Vodafone Idea has paid the government 78.54 billion rupees in telecoms dues, according to regulatory filings, but still owes roughly 500 billion to the government.
It reported its eighth straight quarterly loss in April-June with its gross debt, excluding lease liabilities, at 1.19 trillion rupees ($16.31 billion).
Cut throat competition from Reliance Industries’ (RELI.NS) telecoms venture Jio Infocomm – which launched with free voice and cut-price data in 2016 – hit Vodafone, which also lost subscribers, in an ensuing price war.
Vodafone’s customer base fell by 4.7 million to 309.9 million users in May, according to data from India’s telecoms regulator.
Separately, the company also owes hundreds of millions of dollars in payments for airwaves and interest on debt.
“They should have been given at least 15 years,” said a fund manager at a mutual fund which invests in Vodafone and Bharti Airtel said.
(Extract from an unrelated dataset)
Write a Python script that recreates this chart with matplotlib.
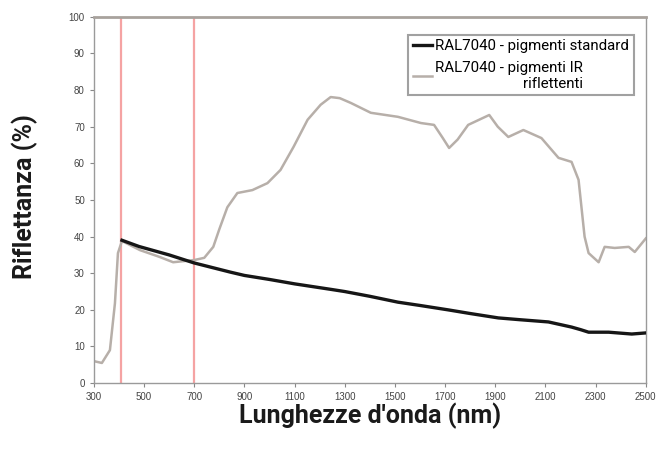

Vodafone Idea did not immediately respond to a request for comment.
Bharti Airtel previously said it has paid all its dues which it estimates at 180 billion rupees, but government calculations suggest it still needs to pay another 259.76 billion rupees. Its shares closed 6.5% higher.
“For Bharti Airtel, the (view) that Vodafone Idea is being marginalized is beneficial for them,” said Vivekanand Subbaraman of research firm Ambit Capital.
India’s newest carrier Jio, controlled by India’s richest man Mukesh Ambani, has already cleared its smaller backlog of charges.
India’s telecom providers have to pay the DoT nearly 3-5% of their adjusted gross revenue (AGR) in usage charges for airwaves and 8% of AGR as licence fees. They have long disputed the definition of AGR but last year the Supreme Court upheld the DoT’s view that the AGR should include all revenue.